Wednesday, November 24, 2004

Pelecanos' Picks

The latest email newsletter from George Pelecanos contains his picks for fall reading, listening and viewing. Here are a few of them:

Middlesex by Jeffrey Eugenides
Like many readers, I resisted picking this up because of the element that seemed to dominate every review, implying that this was primarily a story about a hermaphrodite. Brother, was I wrong. Middlesex, a work of art that is more than worthy of its Pulitzer Prize, wins my personal award for novel of the year. Sure, this involves the history of a Greek family stretched out over nearly a century, so naturally I would be interested. But Eugenides makes the story so involving, so universal, that you don't have to be a Greek to appreciate it. In the end, Middlesex is more a novel about America (that is to say, it is about all of us) than one specific culture or sexual subgroup. Give the author respect for ambition and the realization of his vision.

In a Lonely Place, Directed by Nicholas Ray
"I was born when she kissed me/I died when she left me/I lived a few weeks when she loved me." These lines (later memorialized for rock fans by the Smithereens) sum up the theme of this 1950 Columbia drama, which has gradually earned a reputation as one of director Nicholas Ray's finest films and a classic of film noir.

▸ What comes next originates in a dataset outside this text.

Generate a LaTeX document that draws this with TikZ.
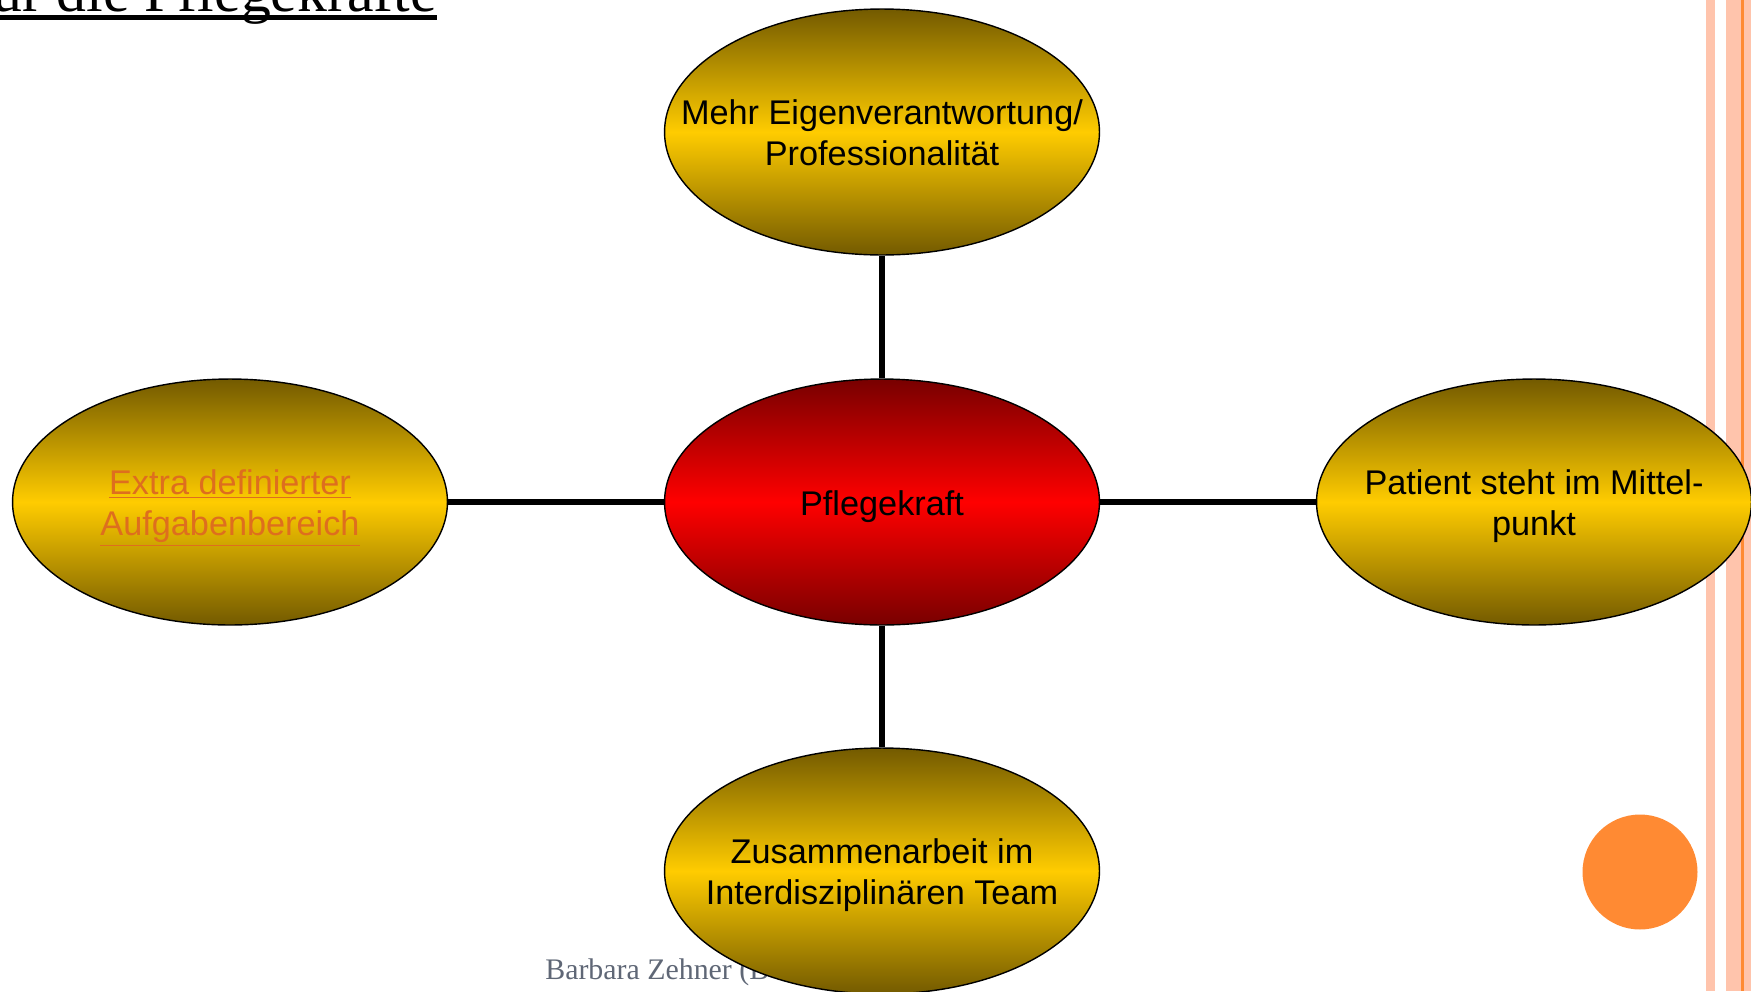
\documentclass[tikz,border=0pt]{standalone}
\usepackage{fontspec}
\setmainfont{Liberation Serif}
\newfontfamily\arialfont{Liberation Sans}
\usetikzlibrary{shapes.geometric}
\definecolor{goldrand}{RGB}{115,90,0}
\definecolor{goldmitte}{RGB}{255,204,0}
\definecolor{rotrand}{RGB}{120,0,0}
\definecolor{rotmitte}{RGB}{255,0,0}
\definecolor{linkfarbe}{RGB}{222,110,30}
\definecolor{streifen}{RGB}{255,196,172}
\definecolor{akzent}{RGB}{255,138,51}
\definecolor{fusszeile}{RGB}{95,103,118}
\newcommand{\blasentext}[1]{\raisebox{-2.8pt}[\height][\depth]{\makebox[0pt]{\begin{tabular}{@{}c@{}}#1\end{tabular}}}}
\begin{document}
\begin{tikzpicture}[x=0.02cm,y=-0.02cm,
  blase/.style={ellipse,draw=black,line width=0.8pt,minimum width=8.7cm,minimum height=4.92cm,inner sep=0pt,font=\arialfont\fontsize{19.5}{23.4}\selectfont},
  gold/.style={blase,top color=goldrand,bottom color=goldrand,middle color=goldmitte},
  rot/.style={blase,top color=rotrand,bottom color=rotrand,middle color=rotmitte},
  verbindung/.style={line width=3.4pt}]
\useasboundingbox (0,0) rectangle (1751,991);
\clip (0,0) rectangle (1751,991);
\fill [streifen] (1706,0) rectangle (1715,991);
\fill [streifen] (1726,0) rectangle (1751,991);
\fill [akzent] (1741,0) rectangle (1744,991);
\fill [akzent] (1640,872) circle (1.15cm);

\node [anchor=base east,inner sep=0pt,font=\fontsize{34}{38}\selectfont] (titel) at (437,11) {für die Pflegekräfte};
\draw [line width=2.7pt] ([yshift=-3.6pt]titel.base west) -- ([yshift=-3.6pt]titel.base east);
\node [anchor=base west,inner sep=0pt,text=fusszeile,font=\fontsize{17}{20}\selectfont] (autor) at (545,979) {Barbara Zehner (B};

\node [rot] (kraft) at (882,502) {\blasentext{Pflegekraft}};
\node [gold] (oben) at (882,132) {\blasentext{Mehr Eigenverantwortung/\\Professionalität}};
\node [gold,text=linkfarbe] (links) at (230,502) {\blasentext{\underline{Extra definierter}\\\underline{Aufgabenbereich}}};
\node [gold] (rechts) at (1534,502) {\blasentext{Patient steht im Mittel-\\punkt}};
\node [gold] (unten) at (882,871) {\blasentext{Zusammenarbeit im\\Interdisziplinären Team}};

\draw [verbindung] (kraft) -- (oben);
\draw [verbindung] (kraft) -- (links);
\draw [verbindung] (kraft) -- (rechts);
\draw [verbindung] (kraft) -- (unten);
\end{tikzpicture}
\end{document}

It is that rare example of artists coming together, in a quiet way, to produce a studio picture that exceeds its ambition. In a Lonely Place depicts the rise and fall of a relationship between troubled, violent-prone Hollywood screenwriter Dix Steele (Humphrey Bogart) and aspiring actress Laurel Gray (Gloria Graham). The title describes the emotional state of the protagonists, but also, as it has been noted elsewhere, the peculiar emotional "place" in which an artist, especially a writer, lives. Steele comes under suspicion for the murder of a hat-check girl who had visited his apartment on the night of her death, but he is temporarily exonerated when neighbor Gray gives him an alibi. So begins their relationship, an intense love affair that can only end one way. Bogart, whose company produced the film, allows himself to be photographed in a manner that makes him appear nearly ugly, his skin stretched tight, his gestures strained, his posture stooped. Even his smile is just a dark variation on a grimace. Graham, one of the most sexually supercharged actresses of any era, plays a woman in love as if in a dream state. Her eyes are drunk with it as she kisses Bogart. The black and white cinematography by Burnett Guffey, both on mid-century Los Angeles locations and in the sound-stage of the apartment courtyard (built to replicate Ray's first residence in LA), is evocative and framed architecturally to cage the characters who are trapped by their own psychosis. The screenplay by Andrew Solt, based on a novel by Dorothy B. Hughes, is intelligent and acidic, dead-on skewering the film business at the time. The score and main theme, by George Antheil, is haunting. This film has stuck with me since I first viewed it twenty years ago. I saw it again last night and it is exactly as powerful as I remembered it to be. See it with someone you love.

Slippage by Slobberbone
Readers of my annual music feature on [my] website will find that I plan to take two records from Slobberbone out on tour while promoting my next novel, Drama City. This 2002 release pulls back on the country instrumentation of the earlier records in favor of a more punkish, rock sound, produced by Don Smith. Tracks like "Springfield, IL.," and "Write Me Off," are fast and spirited, but past the thrash are the record's gems: a cover of the Bee Gees' "To Love Somebody" and the Brent Best originals "Sister Beams," "Find the Out," "Down Town Again," "Live On In The Dark," and "Back." Best does the cigarettes-and- Jack vocals and plays guitar alongside Jess Barr, while Tony Harper pounds the skins with a Buddy Miles-like ferocity. Another phenomenal record from this Texas quintet.